Sucking heartily on life's half-time oranges



Saturday 28 January 2012

Modern Classical Music/Silent Football Experiment No. 2

Ill on the sofa under the duvet for a red-hot FA Cup clash, so it's time for another music-football collision. I watched most of the Manchester United vs Liverpool FA Cup 4th with its usual 'naked' sound (ie ITV's slightly humdrum commentary) before trying a little bit of Debussy's Arabesque I, which worked momentarily, in the vein of classic silent film with ole' joanna accompaniment, but it was a little too coquettish for this match. Instead I moved into the 20th century (just) for some early Webern, easing into his 1904 symphonic poem Im Sommerwind. This worked a treat, with its late-late Romanticism taking the edge off the supposed aggression and tension in this North-West el classico; I hate all that pre-match media hype stoking up images of grudge-bearing gladiators in the ring, gnashing their teeth and slavering with racist thoughts, when you look at them and they're (mostly) a load of nicely-manicured boys just looking forward to a bit of a run-around. So the Webern turned the second half into a calmer, quietly euphoric state of affairs, with a few uncanny hilarities: some hints of homoeroticism between De Gea and Evra via some swoony string section frivolity; some perfect comedy when Gerrard was cued off the pitch to a massive cymbal crash, followed by menacing low double basses as Bellamy barrelled on; big chords for Kenny Dalgleish as he made furious hand gestures; and finally, the 'Hernandez theme', a flute and harp sparkling with youth and innocence. Fabulous!

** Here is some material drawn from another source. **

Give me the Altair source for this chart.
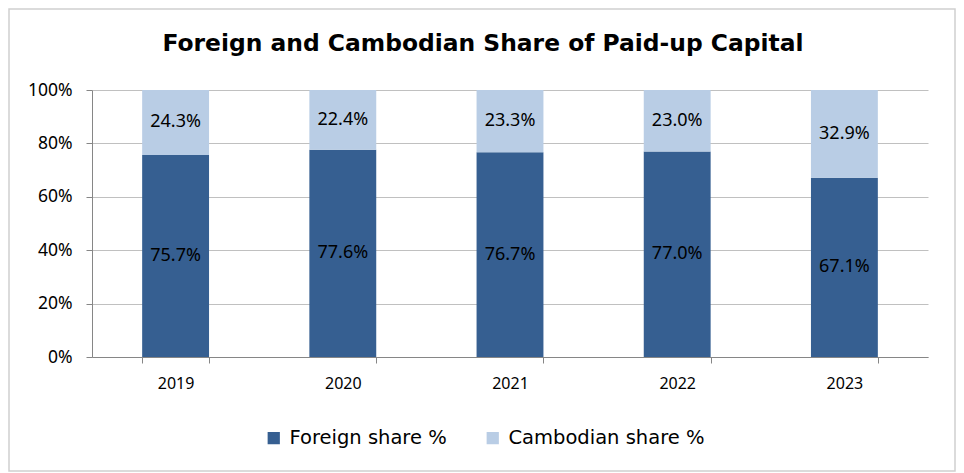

All this is a distraction from the less glamorous endz of the Football League, where Wycombe have been  zinging wildly about like an old-skool Pong ball between dramatic wins and losses: our last four results have been 0-3, 2-3, 3-0 and 2-5, today against Brentford. As a sorry-bottom-lipped WWFC supporter lass tweeted forlornly, 'I try to keep positive but the table doesn't lie.' Indeed. The team does though: prostrate, snoozing and flabby at the bottom of the League. UGH!

Wednesday 25 January 2012

Contemporary Classical Music/Silent Football Experiment No. 1

Now here's the way to enliven an drizzle-sodden midweek footy match on tv: turn the sound down and whack on some 20th/21st-century music. You wouldn't have thought that the incongruous pairing of Cardiff City vs Crystal Palace (Carling Cup semi-final 2nd leg) and orchestral works by Japanese composer Toru Takemitsu would work, and I had just come from watching 'The Artist' in the cinema, but by golly, it worked a treat! The game transcended from an unglamorous fixture between Championship teams in the Cup competition that no-one cares about to a thing of impossible tension and daring, life or death stuff. The players, with one sweep of Bernard Herrmann-esque strings, transformed magically into dance-theatre performers of soaring balletic wonder; the manager's desperate flailings became exquisite choreography; Stuart Pearce and Chris Coleman, watching in the stand, were glowering villians accompanied by foreboding brass; and referee Howard Webb became, somewhat bafflingly, a romantic lead. The timing was hilariously apt, with emotional peaks of near-hysteria on certain attacking moves, or a flute line denoting the inner torment of a player doing a throw-in, who looked so confident but was made pitiably anguished by the music. Ha ha.



This only works, of course, when you're a neutral. This was proved by my experience of JazzBall at London's premier jazz hangout, The Vortex, in which two trios free-improvised to an early England game in Euro 2008; I couldn't bear it and dashed to a friend's house at half-time to watch it properly. But still, maybe this is the start of a whole new ball game, with grimy fixtures accompanied by the doyens/doyennes of modern music: QPR vs Wigan, soundtracked by Ligeti; Hull City vs Millwall, underscored by Saariaho. Tee hee.